Senso comum, ciência e tecnocracia: ambiguidades e contradições

Por Gilvander Moreira1

O que é senso comum, as relações entre senso comum e ciência, a tecnocracia, que é o governo dos técnicos, ou seja, daqueles que se entendem como cientistas. Em que medida essas questões – senso comum, ciência e tecnocracia – afetam a luta pela terra e por direitos humanos fundamentais? Quais concepções de senso comum e ciência contribuem para que a luta pela terra e por direitos sociais seja pedagogia de emancipação humana?

O senso comum, enquanto conceito filosófico, surge no século XVIII e representa o combate ideológico da burguesia emergente contra o irracionalismo do antigo regime” (SANTOS, 1995, p. 39). A burguesia emergente considerava o senso comum como algo natural, razoável, prudente e pouco a pouco foi apresentando-o como universal. O senso comum não é apolítico, mas está entranhado por relações de poder. Para ascender ao poder, a burguesia mostrou a positividade do senso comum, mas para permanecer e se reproduzir no poder, a burguesia, ao se apropriar do saber científico, começou a menosprezar e ridicularizar o senso comum. “A valorização filosófica do senso comum esteve, pois, ligada ao projeto político de ascensão ao poder da burguesia, pelo que não surpreende que, uma vez ganho o poder, o conceito filosófico de senso comum tenha sido correspondentemente desvalorizado como significando um conhecimento superficial e ilusório” (SANTOS, 21995, p. 39).

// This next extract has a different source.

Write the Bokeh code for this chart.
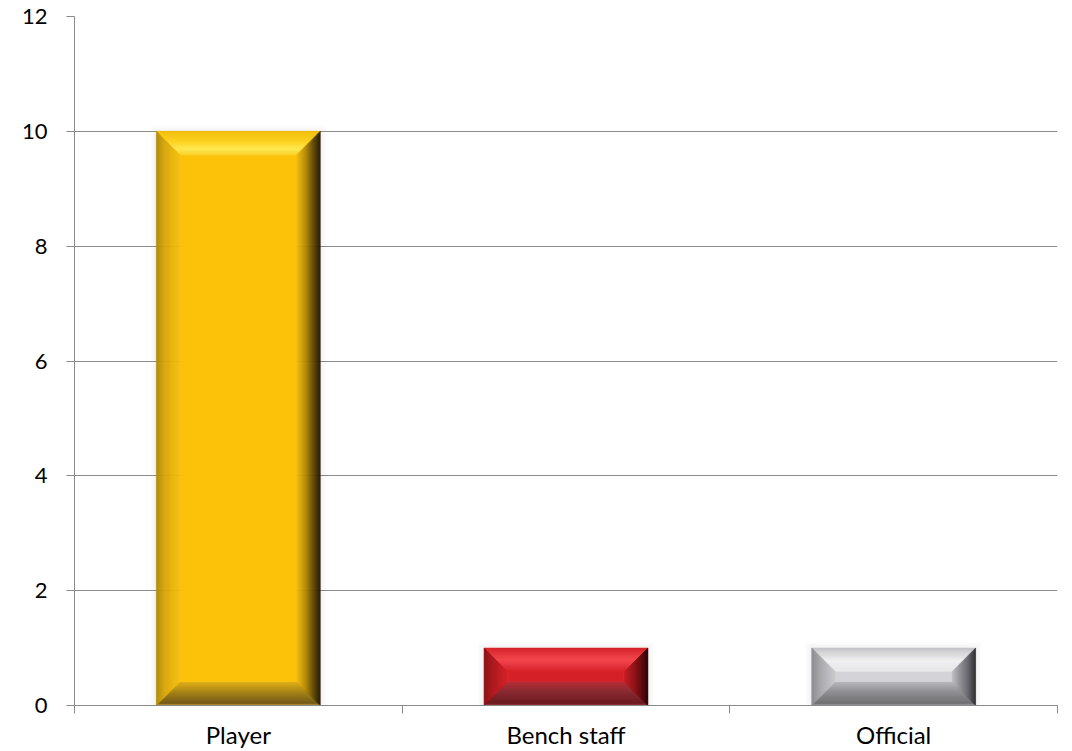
from bokeh.plotting import figure
from bokeh.models import Range1d, FixedTicker
from bokeh.embed import file_html
from bokeh.resources import INLINE

# ---- data ----
categories = ["Player", "Bench staff", "Official"]
counts = [10, 1, 1]
y_ticks = [0, 2, 4, 6, 8, 10, 12]

# ---- styles (per bar) ----
face_colors = ["#FCC20A", "#D62027", "#D4D4D8"]
bevel_stops = [
    {  # yellow
        "top": [(0, "#F4BE06"), (0.45, "#FFD21C"), (0.75, "#FFEA4C"), (1, "#FDD024")],
        "left": [(0, "#B08A04"), (0.35, "#D8A606"), (1, "#FAC10A")],
        "right": [(0, "#1A1300"), (0.3, "#5E4700"), (0.65, "#B88C02"), (1, "#F2BA08")],
        "bottom": [(0, "#E0B434"), (0.1, "#6E5410"), (0.5, "#9A780C"), (1, "#E0AC0C")],
    },
    {  # red
        "top": [(0, "#D4242A"), (0.5, "#F4474E"), (0.8, "#E2313A"), (1, "#D82228")],
        "left": [(0, "#8A1014"), (0.4, "#B0181D"), (1, "#D42027")],
        "right": [(0, "#260203"), (0.35, "#6E0A0E"), (1, "#C81C22")],
        "bottom": [(0, "#B04048"), (0.1, "#661216"), (0.6, "#86222A"), (1, "#B2262D")],
    },
    {  # silver
        "top": [(0, "#C4C4C8"), (0.55, "#F2F2F4"), (1, "#E6E6E8")],
        "left": [(0, "#88888C"), (0.4, "#A8A8AC"), (1, "#CACACE")],
        "right": [(0, "#262628"), (0.35, "#66666C"), (1, "#BEBEC2")],
        "bottom": [(0, "#B0B0B4"), (0.1, "#6A6A6E"), (0.6, "#8C8C90"), (1, "#B6B6BA")],
    },
]

FONT = "Lato"
W, H = 1072, 751
frame_w, frame_h = 983, 689
bevel_px = 24
bar_width = 0.5


def hex2rgb(h):
    h = h.lstrip("#")
    return tuple(int(h[i:i + 2], 16) for i in (0, 2, 4))


def interp(stops, t):
    for (t0, c0), (t1, c1) in zip(stops[:-1], stops[1:]):
        if t0 <= t <= t1:
            f = 0 if t1 == t0 else (t - t0) / (t1 - t0)
            a, b = hex2rgb(c0), hex2rgb(c1)
            return "#%02x%02x%02x" % tuple(round(a[i] + (b[i] - a[i]) * f) for i in range(3))
    return stops[-1][1]


p = figure(width=W, height=H, output_backend="svg", toolbar_location=None,
           x_range=Range1d(0, len(categories)), y_range=Range1d(0, y_ticks[-1]),
           min_border_left=74, min_border_top=16, min_border_right=15, min_border_bottom=46)
p.outline_line_color = None
p.background_fill_color = "white"
p.border_fill_color = "white"

px_x = len(categories) / frame_w
px_y = y_ticks[-1] / frame_h

# soft shadows
for k in range(6, 0, -1):
    lefts, rights, tops = [], [], []
    for i, v in enumerate(counts):
        c = i + 0.5
        lefts.append(c - bar_width / 2 - k * px_x)
        rights.append(c + bar_width / 2 + k * px_x)
        tops.append(v + k * px_y)
    p.quad(left=lefts, right=rights, top=tops, bottom=[0] * len(counts),
           fill_color="#808080", fill_alpha=0.018, line_color=None)

xs, ys, fills = [], [], []
N = 24
for i, v in enumerate(counts):
    c = i + 0.5
    x0, x1 = c - bar_width / 2, c + bar_width / 2
    y0, y1 = 0, v
    dx = bevel_px * px_x
    dy = min(bevel_px * px_y, 0.45 * v)
    st = bevel_stops[i]
    for k in range(N):
        a, b = k / N, (k + 1) / N
        tm = (a + b) / 2
        xs.append([x0 + a * dx, x1 - a * dx, x1 - b * dx, x0 + b * dx])
        ys.append([y1 - a * dy, y1 - a * dy, y1 - b * dy, y1 - b * dy])
        fills.append(interp(st["top"], tm))
        xs.append([x0 + a * dx, x1 - a * dx, x1 - b * dx, x0 + b * dx])
        ys.append([y0 + a * dy, y0 + a * dy, y0 + b * dy, y0 + b * dy])
        fills.append(interp(st["bottom"], tm))
        xs.append([x0 + a * dx, x0 + a * dx, x0 + b * dx, x0 + b * dx])
        ys.append([y0 + a * dy, y1 - a * dy, y1 - b * dy, y0 + b * dy])
        fills.append(interp(st["left"], tm))
        xs.append([x1 - a * dx, x1 - a * dx, x1 - b * dx, x1 - b * dx])
        ys.append([y0 + a * dy, y1 - a * dy, y1 - b * dy, y0 + b * dy])
        fills.append(interp(st["right"], tm))
    xs.append([x0 + dx, x1 - dx, x1 - dx, x0 + dx])
    ys.append([y0 + dy, y0 + dy, y1 - dy, y1 - dy])
    fills.append(face_colors[i])

p.patches(xs=xs, ys=ys, fill_color=fills, line_color=fills, line_width=0.6)

# grid
p.xgrid.visible = False
p.ygrid.ticker = FixedTicker(ticks=y_ticks)
p.ygrid.grid_line_color = "#8A8A8A"
p.ygrid.grid_line_width = 1

# y axis
ya = p.yaxis[0]
ya.ticker = FixedTicker(ticks=y_ticks)
ya.axis_line_color = "#8A8A8A"
ya.major_tick_line_color = "#8A8A8A"
ya.major_tick_out = 8
ya.major_tick_in = 0
ya.minor_tick_line_color = None
ya.major_label_standoff = 19
ya.major_label_text_font = FONT
ya.major_label_text_font_size = "22px"
ya.major_label_text_color = "#000000"

# x axis
xa = p.xaxis[0]
centers = [i + 0.5 for i in range(len(categories))]
xa.ticker = FixedTicker(ticks=centers, minor_ticks=list(range(len(categories) + 1)))
xa.major_label_overrides = {c: name for c, name in zip(centers, categories)}
xa.axis_line_color = "#8A8A8A"
xa.major_tick_line_color = None
xa.major_tick_out = 0
xa.major_tick_in = 0
xa.minor_tick_line_color = "#8A8A8A"
xa.minor_tick_out = 8
xa.minor_tick_in = 0
xa.major_label_standoff = 6
xa.major_label_text_font = FONT
xa.major_label_text_font_size = "24px"
xa.major_label_text_color = "#000000"

open("out.html", "w").write(file_html(p, INLINE))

A ciência é uma especialização, um refinamento de potenciais comuns a todos” (ALVES, 1981, p. 9). Importa recordar que está no imaginário coletivo e social que “cientista tem autoridade, sabe sobre o que está falando e os outros devem ouvi-lo e obedecê-lo” (ALVES, 1981, p. 7). Nesse diapasão, apregoam os adeptos da tecnocracia, aqueles que entendem a técnica como fruto da ciência, enquanto algo superior a quem não é perito no assunto, e concebe a ciência como sendo superior a todo e qualquer senso comum e, por isso, alegam que quem não é cientista deve obedecer aos cientistas. Mas “é necessário acabar com o mito de que o cientista é uma pessoa que pensa melhor do que as outras” (ALVES, 1981, p. 8), que ciência é neutra, imparcial e absoluta, pois “cientistas são como pianistas que resolveram especializar-se numa técnica só” (ALVES, 1981, p. 8). Podem ter autoridade na técnica na qual se especializaram, mas a vida social é uma sinfonia que para ser tocada exige a interação de uma variedade de técnicas e saberes. Ciência é importante, mas muitas vezes a ciência esquarteja a realidade, que é algo dinâmico e complexo. Um princípio que rege muitos cientistas é saber cada vez mais sobre o menos. O predominante no meio científico é que “físicos não entendem os sociólogos, que não sabem traduzir as afirmações dos biólogos, que por sua vez não compreendem a linguagem da economia, e assim por diante” (ALVES, 1981, p. 8).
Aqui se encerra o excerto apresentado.